──────── Dataset content

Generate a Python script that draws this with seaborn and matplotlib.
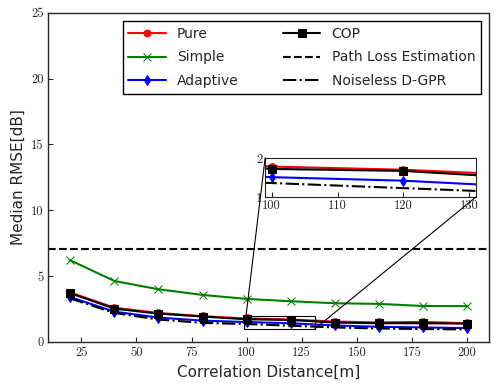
import numpy as np
import pandas as pd
import matplotlib
matplotlib.use("Agg")
import matplotlib.pyplot as plt
import seaborn as sns
from matplotlib.patches import Rectangle, ConnectionPatch

# Data
distance = [20, 40, 60, 80, 100, 120, 140, 160, 180, 200]
pure = [3.75, 2.6, 2.2, 1.95, 1.78, 1.70, 1.55, 1.48, 1.52, 1.42]
simple = [6.2, 4.63, 4.0, 3.57, 3.27, 3.09, 2.94, 2.89, 2.73, 2.72]
adaptive = [3.4, 2.3, 1.85, 1.62, 1.51, 1.42, 1.25, 1.15, 1.10, 1.05]
cop = [3.7, 2.53, 2.15, 1.93, 1.72, 1.67, 1.47, 1.42, 1.42, 1.39]
noiseless = [3.3, 2.2, 1.7, 1.45, 1.36, 1.23, 1.10, 1.02, 0.98, 0.95]
path_loss = 7.07

sns.set_style("ticks")
plt.rcParams['font.family'] = ['DejaVu Sans']
plt.rcParams['xtick.direction'] = 'in'
plt.rcParams['ytick.direction'] = 'in'

fig, ax = plt.subplots(figsize=(4.98, 3.89), dpi=100)
fig.subplots_adjust(left=0.097, right=0.982, top=0.967, bottom=0.121)

series = [
    ("Pure", pure, "red", "o", 5.5, "-"),
    ("Simple", simple, "green", "x", 6, "-"),
    ("Adaptive", adaptive, "blue", "d", 5.5, "-"),
    ("COP", cop, "black", "s", 6, "-"),
]


def draw(axis, legend=True):
    for name, vals, col, mk, ms, ls in series:
        sns.lineplot(x=distance, y=vals, ax=axis, color=col, marker=mk,
                     markersize=ms, linestyle=ls, linewidth=1.5,
                     markeredgecolor=col, label=name if legend else None)
    axis.axhline(path_loss, color="black", linestyle="--", linewidth=1.5,
                 label="Path Loss Estimation" if legend else None)
    sns.lineplot(x=distance, y=noiseless, ax=axis, color="black",
                 linestyle="-.", linewidth=1.5,
                 label="Noiseless D-GPR" if legend else None)


draw(ax)
ax.set_xlim(10, 210)
ax.set_ylim(0, 25)
ax.set_xticks([25, 50, 75, 100, 125, 150, 175, 200])
ax.set_yticks([0, 5, 10, 15, 20, 25])
ax.set_xlabel("Correlation Distance[m]", fontsize=11)
ax.set_ylabel("Median RMSE[dB]", fontsize=11)
for lbl in ax.get_xticklabels() + ax.get_yticklabels():
    lbl.set_family("cmr10")
    lbl.set_fontsize(9)
for s in ax.spines.values():
    s.set_linewidth(1.0)

leg = ax.legend(loc="upper right", ncol=2, fontsize=10, fancybox=False,
                edgecolor="black", framealpha=1, handlelength=2.7,
                labelspacing=0.7, columnspacing=3.2, borderaxespad=0.6,
                markerscale=0.9)
leg.get_frame().set_linewidth(1.0)

# zoomed inset
axins = ax.inset_axes([0.492, 0.44, 0.478, 0.119])
draw(axins, legend=False)
axins.set_xlim(99, 131)
axins.set_ylim(1, 2)
axins.set_xticks([100, 110, 120, 130])
axins.set_yticks([1, 2])
for lbl in axins.get_xticklabels() + axins.get_yticklabels():
    lbl.set_family("cmr10")
    lbl.set_fontsize(9)
axins.tick_params(pad=2)
axins.set_xlabel("")
axins.set_ylabel("")

ax.add_patch(Rectangle((99, 1), 32, 1, fill=False, edgecolor="black",
                       linewidth=0.8, zorder=5))
for pa, pb in [((99, 2), (99, 1)), ((131, 1), (131, 1))]:
    con = ConnectionPatch(xyA=pa, coordsA=axins.transData, xyB=pb,
                          coordsB=ax.transData, color="black", linewidth=0.8)
    fig.add_artist(con)

plt.savefig("out.png", dpi=100)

────────────────

● Objective
Pictures stay out. Print the data exactly, from its first line through the line containing "from matplotlib.patches import".

● Response to this exercise
Generate a Python script that draws this with seaborn and matplotlib.
import numpy as np
import pandas as pd
import matplotlib
matplotlib.use("Agg")
import matplotlib.pyplot as plt
import seaborn as sns
from matplotlib.patches import Rectangle, ConnectionPatch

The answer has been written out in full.